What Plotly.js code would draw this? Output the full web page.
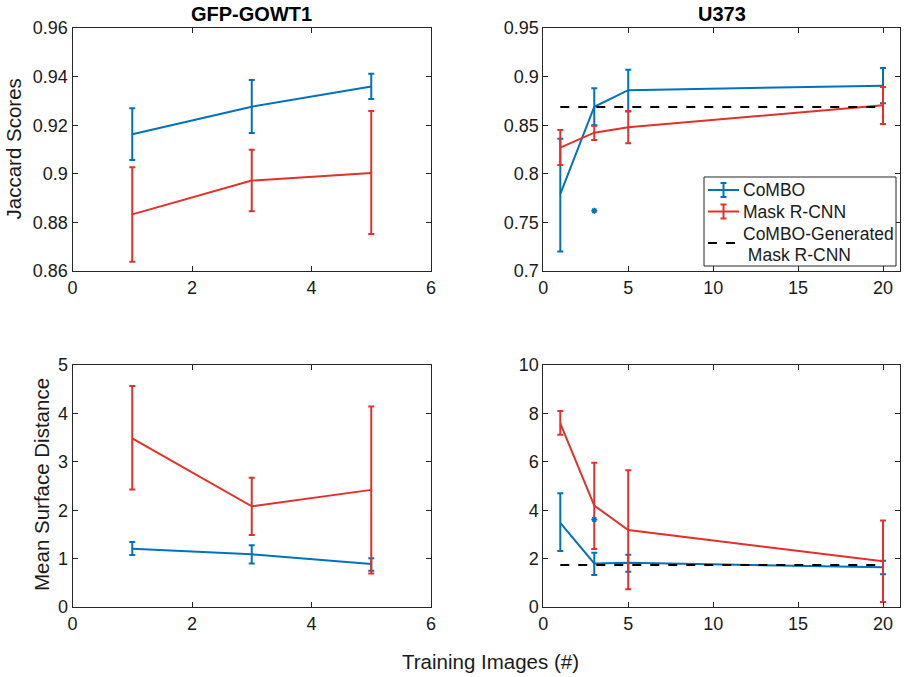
<!DOCTYPE html>
<html>
<head>
<meta charset="utf-8">
<script src="https://cdn.plot.ly/plotly-3.0.1.min.js"></script>
<style>html,body{margin:0;padding:0;background:#fff;}#chart{width:906px;height:677px;}</style>
</head>
<body>
<div id="chart"></div>
<script>
// ---------- data ----------
const panelTitles = ["GFP-GOWT1", "U373"];
const seriesNames = ["CoMBO", "Mask R-CNN", "CoMBO-Generated", " Mask R-CNN"];
const xLabel = "Training Images (#)";
const yLabelJac = "Jaccard Scores";
const yLabelMsd = "Mean Surface Distance";

const xGFP = [1, 3, 5];
const xU373 = [1, 3, 5, 20];

// GFP-GOWT1 Jaccard
const gfpJacCombo   = [0.9163, 0.9276, 0.9359];
const gfpJacComboHi = [0.9270, 0.9386, 0.9412];
const gfpJacComboLo = [0.9057, 0.9168, 0.9308];
const gfpJacMask    = [0.8833, 0.8972, 0.9003];
const gfpJacMaskHi  = [0.9027, 0.9099, 0.9258];
const gfpJacMaskLo  = [0.8638, 0.8846, 0.8752];

// GFP-GOWT1 Mean Surface Distance
const gfpMsdCombo   = [1.205, 1.089, 0.888];
const gfpMsdComboHi = [1.343, 1.275, 1.006];
const gfpMsdComboLo = [1.074, 0.900, 0.750];
const gfpMsdMask    = [3.485, 2.080, 2.420];
const gfpMsdMaskHi  = [4.566, 2.670, 4.140];
const gfpMsdMaskLo  = [2.430, 1.490, 0.690];

// U373 Jaccard
const u373JacCombo   = [0.779, 0.869, 0.886, 0.8906];
const u373JacComboHi = [0.836, 0.888, 0.907, 0.9088];
const u373JacComboLo = [0.720, 0.850, 0.864, 0.8725];
const u373JacMask    = [0.827, 0.8423, 0.8478, 0.8705];
const u373JacMaskHi  = [0.845, 0.8495, 0.8646, 0.8893];
const u373JacMaskLo  = [0.809, 0.8348, 0.8314, 0.8512];
const u373JacGenX    = [1, 20];
const u373JacGenY    = [0.8687, 0.8687];
const u373JacOutX    = [3];
const u373JacOutY    = [0.762];

// U373 Mean Surface Distance
const u373MsdCombo   = [3.48, 1.80, 1.83, 1.64];
const u373MsdComboHi = [4.70, 2.24, 2.16, 1.91];
const u373MsdComboLo = [2.31, 1.32, 1.46, 1.35];
const u373MsdMask    = [7.59, 4.19, 3.18, 1.89];
const u373MsdMaskHi  = [8.10, 5.96, 5.65, 3.57];
const u373MsdMaskLo  = [7.12, 2.40, 0.73, 0.21];
const u373MsdGenX    = [1, 20];
const u373MsdGenY    = [1.74, 1.74];
const u373MsdOutX    = [3];
const u373MsdOutY    = [3.62];

// tick labels
const xTicksGFP = [0, 2, 4, 6];
const xTicksU373 = [0, 5, 10, 15, 20];
const yTicksGfpJac = [0.86, 0.88, 0.90, 0.92, 0.94, 0.96];
const yTickTextGfpJac = ["0.86", "0.88", "0.9", "0.92", "0.94", "0.96"];
const yTicksU373Jac = [0.70, 0.75, 0.80, 0.85, 0.90, 0.95];
const yTickTextU373Jac = ["0.7", "0.75", "0.8", "0.85", "0.9", "0.95"];
const yTicksGfpMsd = [0, 1, 2, 3, 4, 5];
const yTicksU373Msd = [0, 2, 4, 6, 8, 10];

// ---------- styling ----------
const BLUE = "#0072BD";
const RED = "#E3302A";
const FONT = "Liberation Sans, Arial, Helvetica, sans-serif";
const AX = "#262626";

function diff(a, b) { return a.map((v, i) => v - b[i]); }

function errTrace(x, y, hi, lo, color, name, xa, ya) {
  return {
    type: "scatter", mode: "lines", x: x, y: y, name: name,
    xaxis: xa, yaxis: ya, showlegend: false,
    line: {color: color, width: 2},
    error_y: {type: "data", symmetric: false, array: diff(hi, y), arrayminus: diff(y, lo),
              color: color, thickness: 2, width: 3}
  };
}
function dashTrace(x, y, xa, ya) {
  return {type: "scatter", mode: "lines", x: x, y: y, name: seriesNames[2],
          xaxis: xa, yaxis: ya, showlegend: false,
          line: {color: "#000", width: 2, dash: "dash"}};
}
function outTrace(x, y, xa, ya) {
  return {type: "scatter", mode: "markers", x: x, y: y, xaxis: xa, yaxis: ya, showlegend: false,
          marker: {symbol: "asterisk-open", size: 5, color: BLUE, line: {color: BLUE, width: 1.5}}};
}

const traces = [
  errTrace(xGFP, gfpJacCombo, gfpJacComboHi, gfpJacComboLo, BLUE, seriesNames[0], "x", "y"),
  errTrace(xGFP, gfpJacMask, gfpJacMaskHi, gfpJacMaskLo, RED, seriesNames[1], "x", "y"),

  errTrace(xU373, u373JacCombo, u373JacComboHi, u373JacComboLo, BLUE, seriesNames[0], "x2", "y2"),
  errTrace(xU373, u373JacMask, u373JacMaskHi, u373JacMaskLo, RED, seriesNames[1], "x2", "y2"),
  dashTrace(u373JacGenX, u373JacGenY, "x2", "y2"),
  outTrace(u373JacOutX, u373JacOutY, "x2", "y2"),

  errTrace(xGFP, gfpMsdCombo, gfpMsdComboHi, gfpMsdComboLo, BLUE, seriesNames[0], "x3", "y3"),
  errTrace(xGFP, gfpMsdMask, gfpMsdMaskHi, gfpMsdMaskLo, RED, seriesNames[1], "x3", "y3"),

  errTrace(xU373, u373MsdCombo, u373MsdComboHi, u373MsdComboLo, BLUE, seriesNames[0], "x4", "y4"),
  errTrace(xU373, u373MsdMask, u373MsdMaskHi, u373MsdMaskLo, RED, seriesNames[1], "x4", "y4"),
  dashTrace(u373MsdGenX, u373MsdGenY, "x4", "y4"),
  outTrace(u373MsdOutX, u373MsdOutY, "x4", "y4")
];

const W = 906, H = 677;
const px = v => v / W, py = v => 1 - v / H;
const colL = [px(72.5), px(431)], colR = [px(543.3), px(900)];
const rowT = [py(271), py(28)], rowB = [py(607), py(365)];

function ax(extra) {
  return Object.assign({
    showline: true, linecolor: AX, linewidth: 1, mirror: "ticks",
    ticks: "inside", ticklen: 5, tickwidth: 1, tickcolor: AX,
    showgrid: false, zeroline: false, fixedrange: true,
    tickfont: {family: FONT, size: 18, color: "#1a1a1a"}, tickmode: "array"
  }, extra);
}

// ---------- hand-drawn legend (MATLAB style, compact) ----------
function pline(x0, y0, x1, y1, color, dash) {
  return {type: "line", xref: "paper", yref: "paper", x0: px(x0), y0: py(y0), x1: px(x1), y1: py(y1),
          line: {color: color, width: 2, dash: dash || "solid"}};
}
function errGlyph(yc, color) {
  return [
    pline(708, yc, 739, yc, color),
    pline(723.5, yc - 7, 723.5, yc + 7, color),
    pline(720.5, yc - 7, 726.5, yc - 7, color),
    pline(720.5, yc + 7, 726.5, yc + 7, color)
  ];
}
const legendShapes = [
  {type: "rect", xref: "paper", yref: "paper", x0: px(704), y0: py(266), x1: px(896), y1: py(177),
   fillcolor: "#fff", line: {color: AX, width: 1}, layer: "above"},
  ...errGlyph(190, BLUE),
  ...errGlyph(211.5, RED),
  pline(708, 243, 736, 243, "#000", "dash")
];
function legText(t, y) {
  return {text: t, x: px(741), y: py(y), xref: "paper", yref: "paper", xanchor: "left", yanchor: "middle",
          showarrow: false, font: {family: FONT, size: 17.5, color: "#1a1a1a"}};
}

const layout = {
  width: W, height: H,
  margin: {l: 0, r: 0, t: 0, b: 0},
  paper_bgcolor: "#fff", plot_bgcolor: "#fff",
  font: {family: FONT, color: "#1a1a1a"},
  showlegend: false,
  xaxis:  ax({domain: colL, anchor: "y",  range: [0, 6],  tickvals: xTicksGFP}),
  yaxis:  ax({domain: rowT, anchor: "x",  range: [0.86, 0.96], tickvals: yTicksGfpJac, ticktext: yTickTextGfpJac}),
  xaxis2: ax({domain: colR, anchor: "y2", range: [0, 21], tickvals: xTicksU373}),
  yaxis2: ax({domain: rowT, anchor: "x2", range: [0.7, 0.95], tickvals: yTicksU373Jac, ticktext: yTickTextU373Jac}),
  xaxis3: ax({domain: colL, anchor: "y3", range: [0, 6],  tickvals: xTicksGFP}),
  yaxis3: ax({domain: rowB, anchor: "x3", range: [0, 5], tickvals: yTicksGfpMsd}),
  xaxis4: ax({domain: colR, anchor: "y4", range: [0, 21], tickvals: xTicksU373}),
  yaxis4: ax({domain: rowB, anchor: "x4", range: [0, 10], tickvals: yTicksU373Msd}),
  shapes: legendShapes,
  annotations: [
    {text: "<b>" + panelTitles[0] + "</b>", x: (colL[0] + colL[1]) / 2, y: py(14), xref: "paper", yref: "paper",
     xanchor: "center", yanchor: "middle", showarrow: false, font: {family: FONT, size: 20, color: "#000"}},
    {text: "<b>" + panelTitles[1] + "</b>", x: (colR[0] + colR[1]) / 2, y: py(14), xref: "paper", yref: "paper",
     xanchor: "center", yanchor: "middle", showarrow: false, font: {family: FONT, size: 20, color: "#000"}},
    {text: yLabelJac, x: px(13), y: (rowT[0] + rowT[1]) / 2, xref: "paper", yref: "paper", textangle: -90,
     xanchor: "center", yanchor: "middle", showarrow: false, font: {family: FONT, size: 20.5, color: "#1a1a1a"}},
    {text: yLabelMsd, x: px(41), y: py(485), xref: "paper", yref: "paper", textangle: -90,
     xanchor: "center", yanchor: "middle", showarrow: false, font: {family: FONT, size: 20.5, color: "#1a1a1a"}},
    {text: xLabel, x: px(490), y: py(661), xref: "paper", yref: "paper",
     xanchor: "center", yanchor: "middle", showarrow: false, font: {family: FONT, size: 20.5, color: "#1a1a1a"}},
    legText(seriesNames[0], 190),
    legText(seriesNames[1], 211.5),
    legText(seriesNames[2], 233.5),
    legText(seriesNames[3], 255)
  ]
};

Plotly.newPlot("chart", traces, layout, {displayModeBar: false, staticPlot: true});
</script>
</body>
</html>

Exercise prompt ::
Restate, line by line and word for word, everything from the top of the material through the line that contains "const xU373 = [1, 3, 5, 20];". Leave pictures out.

Correct answer ::
What Plotly.js code would draw this? Output the full web page.
<!DOCTYPE html>
<html>
<head>
<meta charset="utf-8">
<script src="https://cdn.plot.ly/plotly-3.0.1.min.js"></script>
<style>html,body{margin:0;padding:0;background:#fff;}#chart{width:906px;height:677px;}</style>
</head>
<body>
<div id="chart"></div>
<script>
// ---------- data ----------
const panelTitles = ["GFP-GOWT1", "U373"];
const seriesNames = ["CoMBO", "Mask R-CNN", "CoMBO-Generated", " Mask R-CNN"];
const xLabel = "Training Images (#)";
const yLabelJac = "Jaccard Scores";
const yLabelMsd = "Mean Surface Distance";

const xGFP = [1, 3, 5];
const xU373 = [1, 3, 5, 20];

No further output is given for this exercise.